The composer Heinrich Marschner made the most of the vampire craze that swept Europe in the early 19th century with his opera Der Vampyr. The craze had started with a short story abandoned by Byron that was picked up by his physician, John Poliori. Polidori’s The Vampyre made its appearance in 1819 in The New Monthly Magazine and was an instant sensation. In France, vampire plays became the rage; in London, the first vampire play was set in Scotland (1820) and then Germany took up the theme with Der Vampyr, oder Die Todten-Braut (1821).
In opera, there were two concurrent vampire works: Lindpaintner’s Der Vampyr, which held the stage in Vienna, and Marschner’s Der Vampyr, which held the stage first in Leipzig and then all over Europe from Moscow to London. While Lindpaintner’s vampire has vanished from the world, Marschner’s horror opera continues to make appearances. In 1924, the composer Heinrich Pfitzner made a major revision to the score, turning the first half of the first act into a prologue and this is the version that continues to be performed today.
The vampire, Lord Ruthven, has 24 hours to redeem his life by taking the lives of 3 virgin brides. He celebrates his quest in his triumphal aria that opens Act I.
Marschner: Der Vampyr: Act I: Recitative and Aria: Ha! Noch einen ganzen Tag! (Siegmund Nimsgern, Lord Ruthven; Italian Radio Symphony Orchestra; Gunter Neuhold, cond.)
Immediately, however, he gets into trouble. He’s killed the first bride, Janthe, but has been discovered and stabbed. He is rescued by Aubrey who drags him into the moonlight to recover. For this scene, the music starts off simply and then becomes more agitated as the seemingly lifeless body recovers. Aubry is sworn to secrecy and then rushes off in horror.
Marschner: Der Vampyr: Act I: Ha, ein werwundeter liegt hier am boden (Siegmund Nimsgern, Lord Ruthven; Josef Protschka, Aubry; Italian Radio Symphony Orchestra; Gunter Neuhold, cond.)
Lord Ruthven, now with the assumed name of the Earl of Marsden, is to be married to Malwina. Malwina is in love with Aubry, of course; he can’t tell her that she’s marrying a vampire because of his oath to remain silent.
In the meantime, two peasants, George and Emmy are married in front of the Earl’s castle. The wedding scene is interrupted by a song by four drunk wedding-goers that was encored at all early performances of the opera, ‘In Summer, man must drink!’

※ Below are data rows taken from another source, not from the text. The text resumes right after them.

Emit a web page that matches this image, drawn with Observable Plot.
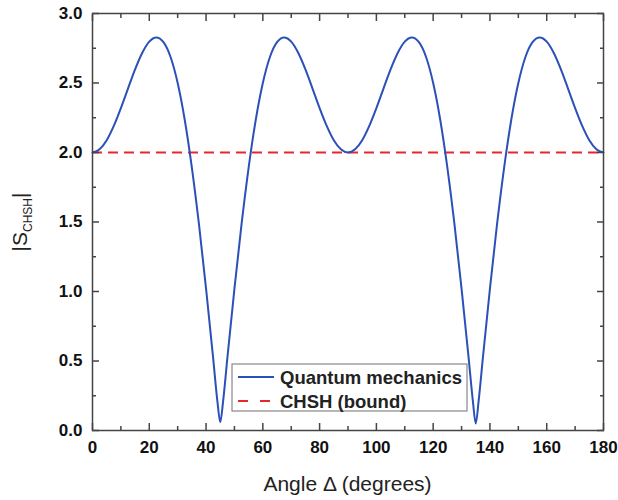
<!DOCTYPE html>
<html><head><meta charset="utf-8">
<script src="https://cdn.jsdelivr.net/npm/d3@7"></script>
<script src="https://cdn.jsdelivr.net/npm/@observablehq/plot@0.6"></script>
<style>body{margin:0;background:#fff}</style>
</head><body><div id="chart"></div>
<script>
// Angle Δ in degrees and |S_CHSH|
const angles = [0,2.5,5,7.5,10,12.5,15,17.5,20,22.5,25,27.5,30,32.5,35,37.5,40,42.5,44,45,46,47.5,50,52.5,55,57.5,60,62.5,65,67.5,70,72.5,75,77.5,80,82.5,85,87.5,
  90,92.5,95,97.5,100,102.5,105,107.5,110,112.5,115,117.5,120,122.5,125,127.5,130,132.5,134,135,136,137.5,140,142.5,145,147.5,150,152.5,155,157.5,160,162.5,165,167.5,170,172.5,175,177.5,180];
const sValues = [2.000,2.023,2.088,2.191,2.319,2.460,2.598,2.716,2.798,2.828,2.794,2.687,2.500,2.234,1.892,1.484,1.021,0.520,0.209,0.06,0.209,0.520,1.021,1.484,1.892,2.234,2.500,2.687,2.794,2.828,2.798,2.716,2.598,2.460,2.319,2.191,2.088,2.023,
  2.000,2.023,2.088,2.191,2.319,2.460,2.598,2.716,2.798,2.828,2.794,2.687,2.500,2.234,1.892,1.484,1.021,0.520,0.209,0.05,0.209,0.520,1.021,1.484,1.892,2.234,2.500,2.687,2.794,2.828,2.798,2.716,2.598,2.460,2.319,2.191,2.088,2.023,2.000];
const boundValue = 2;
const seriesNames = ["Quantum mechanics", "CHSH (bound)"];
const xMajorTicks = [0,20,40,60,80,100,120,140,160,180];
const xMinorTicks = [10,30,50,70,90,110,130,150,170];
const yMajorTicks = [0,0.5,1,1.5,2,2.5,3];
const yMinorTicks = [0.25,0.75,1.25,1.75,2.25,2.75];
const xLabel = "Angle \u0394 (degrees)";
const yLabelMain = "|S", yLabelSub = "CHSH", yLabelEnd = "|";

const blue = "#2b50b8", red = "#e8262e", axisColor = "#444";
const data = angles.map((a, i) => ({angle: a, s: sValues[i]}));
const none = () => "";

const svg = Plot.plot({
  width: 618, height: 500,
  marginLeft: 92, marginRight: 15, marginTop: 13, marginBottom: 70,
  style: {fontFamily: "'Liberation Sans', Arial, sans-serif", fontSize: "17px", background: "#fff", color: "#111"},
  x: {domain: [0, 180]},
  y: {domain: [0, 3]},
  marks: [
    Plot.ruleY([boundValue], {stroke: red, strokeWidth: 2, strokeDasharray: "10,6"}),
    Plot.line(data, {x: "angle", y: "s", stroke: blue, strokeWidth: 2, curve: "monotone-x"}),
    Plot.axisX(xMajorTicks, {anchor: "bottom", tickSize: -7, tickPadding: 17, fontWeight: "bold", label: null, stroke: axisColor, strokeWidth: 1.5}),
    Plot.axisX(xMinorTicks, {anchor: "bottom", tickSize: -4, tickFormat: none, label: null, stroke: axisColor, strokeWidth: 1.5}),
    Plot.axisX(xMajorTicks, {anchor: "top", tickSize: -7, tickFormat: none, label: null, stroke: axisColor, strokeWidth: 1.5}),
    Plot.axisX(xMinorTicks, {anchor: "top", tickSize: -4, tickFormat: none, label: null, stroke: axisColor, strokeWidth: 1.5}),
    Plot.axisY(yMajorTicks, {anchor: "left", tickSize: -7, tickPadding: 17, tickFormat: d3.format(".1f"), fontWeight: "bold", label: null, stroke: axisColor, strokeWidth: 1.5}),
    Plot.axisY(yMinorTicks, {anchor: "left", tickSize: -4, tickFormat: none, label: null, stroke: axisColor, strokeWidth: 1.5}),
    Plot.axisY(yMajorTicks, {anchor: "right", tickSize: -7, tickFormat: none, label: null, stroke: axisColor, strokeWidth: 1.5}),
    Plot.axisY(yMinorTicks, {anchor: "right", tickSize: -4, tickFormat: none, label: null, stroke: axisColor, strokeWidth: 1.5}),
    Plot.frame({stroke: axisColor, strokeWidth: 1.5})
  ]
});
document.getElementById("chart").appendChild(svg);

const s = d3.select(svg);
// x-axis title
s.append("text").attr("x", 347.5).attr("y", 491).attr("text-anchor", "middle")
  .attr("font-size", 21).attr("font-weight", "normal").attr("fill", "#222").text(xLabel);
// y-axis title with subscript
const yt = s.append("text").attr("transform", "translate(27,222) rotate(-90)")
  .attr("text-anchor", "middle").attr("font-size", 21).attr("fill", "#222");
yt.append("tspan").text(yLabelMain);
yt.append("tspan").attr("font-size", 12).attr("dy", 5).text(yLabelSub);
yt.append("tspan").attr("dy", -5).text(yLabelEnd);

// legend
const lg = s.append("g");
lg.append("rect").attr("x", 232).attr("y", 364).attr("width", 235).attr("height", 47)
  .attr("fill", "#fff").attr("stroke", "#888").attr("stroke-width", 1.2);
const rows = [{name: seriesNames[0], color: blue, dash: null, y: 377}, {name: seriesNames[1], color: red, dash: "10,12", y: 401}];
rows.forEach(r => {
  lg.append("line").attr("x1", 238).attr("x2", 274).attr("y1", r.y).attr("y2", r.y)
    .attr("stroke", r.color).attr("stroke-width", 2).attr("stroke-dasharray", r.dash);
  lg.append("text").attr("x", 280).attr("y", r.y).attr("dy", "0.36em").attr("text-anchor", "start")
    .attr("font-size", 18.5).attr("font-weight", "bold").attr("fill", "#222").text(r.name);
});
</script>
</body></html>
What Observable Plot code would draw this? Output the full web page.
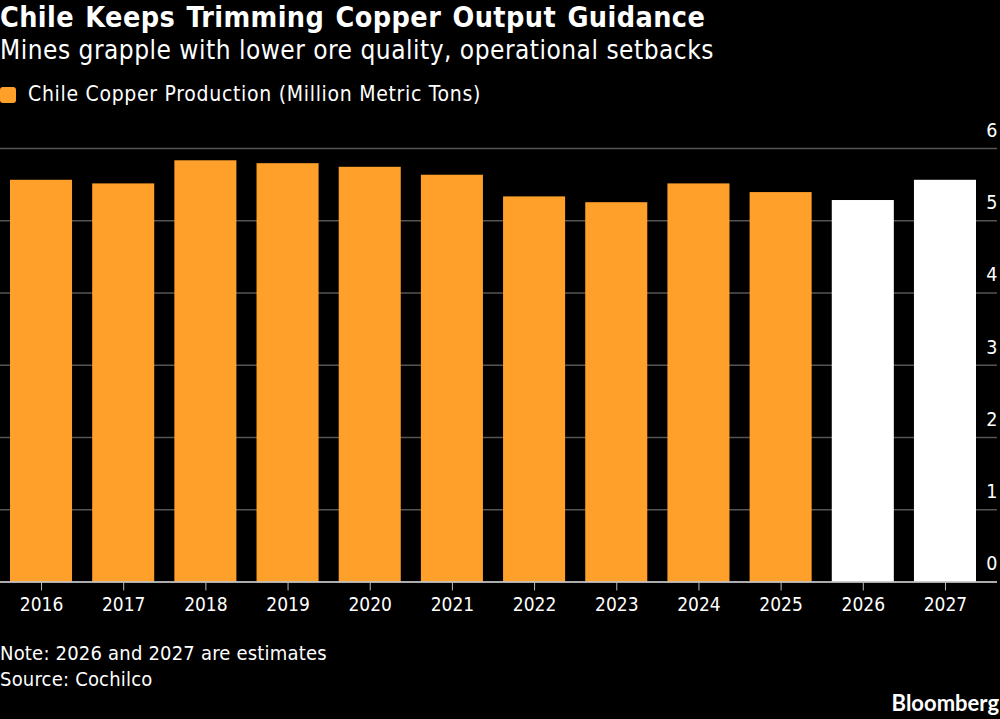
<!DOCTYPE html>
<html><head><meta charset="utf-8">
<script src="https://cdn.jsdelivr.net/npm/d3@7"></script>
<script src="https://cdn.jsdelivr.net/npm/@observablehq/plot@0.6"></script>
<style>
html,body{margin:0;padding:0;background:#000;color:#fff;width:1000px;height:719px;overflow:hidden;font-family:"DejaVu Sans Condensed","DejaVu Sans",sans-serif}
#wrap{position:relative;width:1000px;height:719px}
#wrap div{position:absolute;white-space:nowrap}
#title{left:0;top:1px;font-size:28.5px;font-weight:700;line-height:34px;letter-spacing:.4px;word-spacing:2px}
#sub{left:0;top:34px;font-size:26px;line-height:32px;letter-spacing:.5px}
#legend{left:0;top:82px;font-size:21px;line-height:24px;letter-spacing:.7px}
#sw{display:inline-block;width:16px;height:16px;border-radius:3px;background:#ffa02b;vertical-align:-2px;margin-right:12px}
#note{left:0;top:640px;font-size:20px;line-height:26px;letter-spacing:.2px}
#brand{right:1px;top:690px;font-family:Lato,sans-serif;font-weight:700;font-size:22px;line-height:26px}
#chart{left:0;top:110px}
svg{display:block}
</style></head><body>
<div id="wrap">
<div id="title">Chile Keeps Trimming Copper Output Guidance</div>
<div id="sub">Mines grapple with lower ore quality, operational setbacks</div>
<div id="legend"><span id="sw"></span>Chile Copper Production (Million Metric Tons)</div>
<div id="chart"></div>
<div id="note">Note: 2026 and 2027 are estimates<br>Source: Cochilco</div>
<div id="brand">Bloomberg</div>
</div>
<script>
const years = ["2016","2017","2018","2019","2020","2021","2022","2023","2024","2025","2026","2027"];
const production = [5.56,5.51,5.83,5.79,5.74,5.63,5.33,5.25,5.51,5.39,5.28,5.56];
const kinds = ["actual","actual","actual","actual","actual","actual","actual","actual","actual","actual","estimate","estimate"];
const yTicks = [0,1,2,3,4,5,6];
const table = years.map((year,i)=>({year,value:production[i],kind:kinds[i]}));
const font = '"DejaVu Sans Condensed","DejaVu Sans",sans-serif';
const plot = Plot.plot({
  width:1000,height:530,marginTop:38,marginBottom:58.5,marginLeft:10,marginRight:24,
  style:{background:"#000",color:"#fff",fontFamily:font,fontSize:"19px"},
  x:{domain:years,paddingInner:0.245,paddingOuter:0,round:false,label:null},
  y:{domain:[0,6],label:null,axis:null},
  color:{domain:["actual","estimate"],range:["#ffa02b","#ffffff"]},
  marks:[
    Plot.ruleY(yTicks.filter(d=>d>0),{stroke:"#555",strokeWidth:1.5,insetLeft:-10,insetRight:-21}),
    Plot.barY(table,{x:"year",y:"value",fill:"kind"}),
    Plot.ruleY([0],{stroke:"#e6e6e6",strokeWidth:1.5,insetLeft:-10,insetRight:-21}),
    Plot.axisX({tickSize:9,tickPadding:6,stroke:"#bbb",fill:"#fff",fontSize:19,label:null}),
    Plot.text(yTicks,{y:d=>d,text:d=>String(d),frameAnchor:"right",textAnchor:"end",dx:21,dy:-18,fill:"#fff",fontSize:19.5})
  ]
});
document.getElementById("chart").appendChild(plot);
</script>
</body></html>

Marschner: Der Vampyr: Act II: Im sommer muss man trinken! (Italian Radio Symphony Orchestra; Gunter Neuhold, cond.)
The bride wanders off, a shot is heard and the groom returns to relate that he’s found his bride murdered, but he’s shot the vampire, who recovers once again (off-stage). Two down, one to go…
We return to the marriage of the Earl of Marsden / Lord Ruthven with Malwina. Aubry finally breaks his vow, unveils the false Earl of Marsden as a vampire, the marriage is called off, and Lord Ruthven is dragged down to hell, having lost his bid for life.
The scene starts with a wedding song, and then around 02:50, our vampire makes his descent into the abyss of hell. Aubry marries Malwina in a happy ending.
Marschner: Der Vampyr: Act II: Wie nach verderblichem wettergetose (Italian Radio Symphony Orchestra; Gunter Neuhold, cond.)
The opera was a critical success and continued the supernatural craze begun with Weber’s Der Freischütz. Marschner, however, was much more progressive in terms of his structure, harmony, and dramatic construction, as well as a much more chromatic tonal palate. Two centuries later, the vampire craze has returned (Twilight, the many Dracula movies, and not forgetting Buffy the Vampire Slayer). I’m not sure if everything old is new again, or it’s just the second rise of the vampire!